Saturday, March 26, 2011

3rd Sunday of Lent

1st reading: Exodus 17:3-7
2nd reading: Romans 5:1-2, 5-8
Gospel: John 4: 5-42

In the first reading, we hear of one account of the Israelites as they are on the journey from Egypt, where they were slaves, to the Promised Land in which God was delivering them. The Israelites were thirsting so they grumbled against Moses asking "Why did you ever make us leave Egypt? Was it just to have us die here of thirst with our children and our livestock?" Moses then went to God with this complaint and God said to strike the rock with his staff and water will flow from it. Thus God provided for the people.

The second reading we hear of the great promise of God to those who have faith in Christ Jesus: "Now that we have been justified by faith, we are at peace with God through our Lord Jesus Christ. Through him we have gained access by faith to the grace in which we now stand, and we boast of our hope in the glory of God" The Apostle Paul proclaims that through Jesus, we have been given the gift of the love of God and we must have faith. This love of God is so great "that while we were still sinners, Christ died for us!" We were not cast off because of our sins, but rather God saw in us something of value worth saving.

The Gospel gives us the account of Jesus meeting the woman at the well and how he begins by asking her for water. Little did she realize that this request would change her life. She has appeared at the well at a time of day that historically most people would not go to draw water. Jesus tells her that he gives living water to those that seek him. Misunderstanding, she thinks that he is referring to the water that she was accustomed to that keeps her coming back to the well time and again" "Everyone who drinks this water will be thirsty again. But whoever drinks the water I give him will never be thirsty: no the water I give shall become a fountain within him, leaping up to provide eternal life." After the woman's request for this water, he confronts her to "go, call your husband", but we find that she is living with a man who is not her husband after having five previous ones. Seeing that she is now cornered, she realizes he is a prophet so she brings up the division between where she and her people worship and where the Jews say to worship. Jesus tells her that "an hour is coming when you will worship the Father neither on this mountain nor in Jerusalem...yet an hour is coming, and is already here, when authentic worshipers will worship the Father in Spirit and truth." The woman then says she knows there is a Messiah who will come and "tell us everything". Jesus replied to her, "I who speak to you am he." She leaves her water jar, goes into the town, and proclaims Jesus to the residents. After an exchange about food, Jesus exclaims "Open your eyes and see! The fields are shining for harvest! The reaper already collects his wages and gathers a yield for eternal life, that the sower and the reaper may rejoice together." After coming out and seeing him, the townspeople come to believe also.

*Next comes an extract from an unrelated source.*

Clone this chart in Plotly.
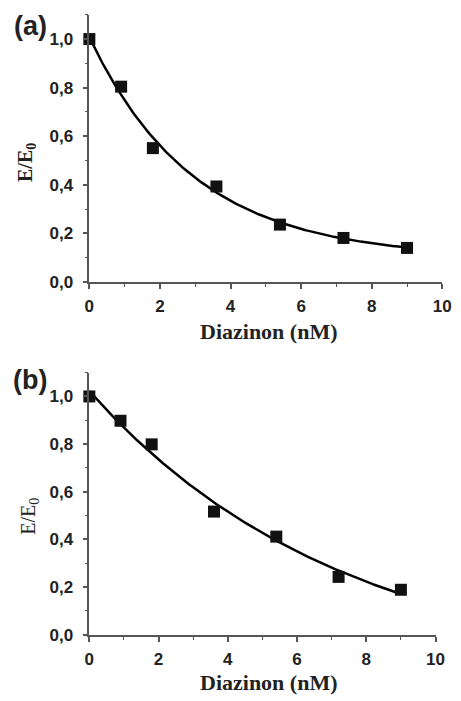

The first reading tells us of the grumbling and lack of faith of the Israelites. God has delivered them from slavery and possibly worse. However, they accused Moses of taking them out to die of thirst in the wilderness. Moses then takes the complaint to God who in return declares "I will be standing there in front of you on the rock of Horeb" and commands Moses to strike the rock. God was with the people, but they allowed their lack of faith to hide this from themselves. There was no gratitude and amazement for the wonders that God had done beforehand to bring them out of slavery. In a sense, they were still in slavery.
The Apostle Paul tells us of the grace that has come through Christ "while we were still sinners"...while we were grumbling in the desert because of the slavery of our hearts. Through this, God shows his love for us in that he still provides our needs even though we do not acknowledge it. This provision is Jesus! The woman at the well found that it is he who will set her free from the heartless "religion" that produced no change in her life. Her trips to the well at noon were to hide her sinful state from others, which in turn allowed her to continue in it, but enter the Prophet, the Savior. Jesus confronts her and his words convict her so she turns to the heart of the problem: how she worships. So far, she had not worshiped knowing the fullness of God's love, but Jesus now comes to her and reveals to her that he is what she has thirsted for all along. She leaves her old way of pointless worship, her bucket, after finding Jesus and proclaims him to the rest of her people.
Jesus is the water that we thirst for. He is always with us and we can trust in his faithfulness. He gives life to the way we are to worship and through this we can experience the the signs of grace of God that come through Christ.

"It is precisely in this that God proves his love for us: that while we were still sinners, Christ died for us!"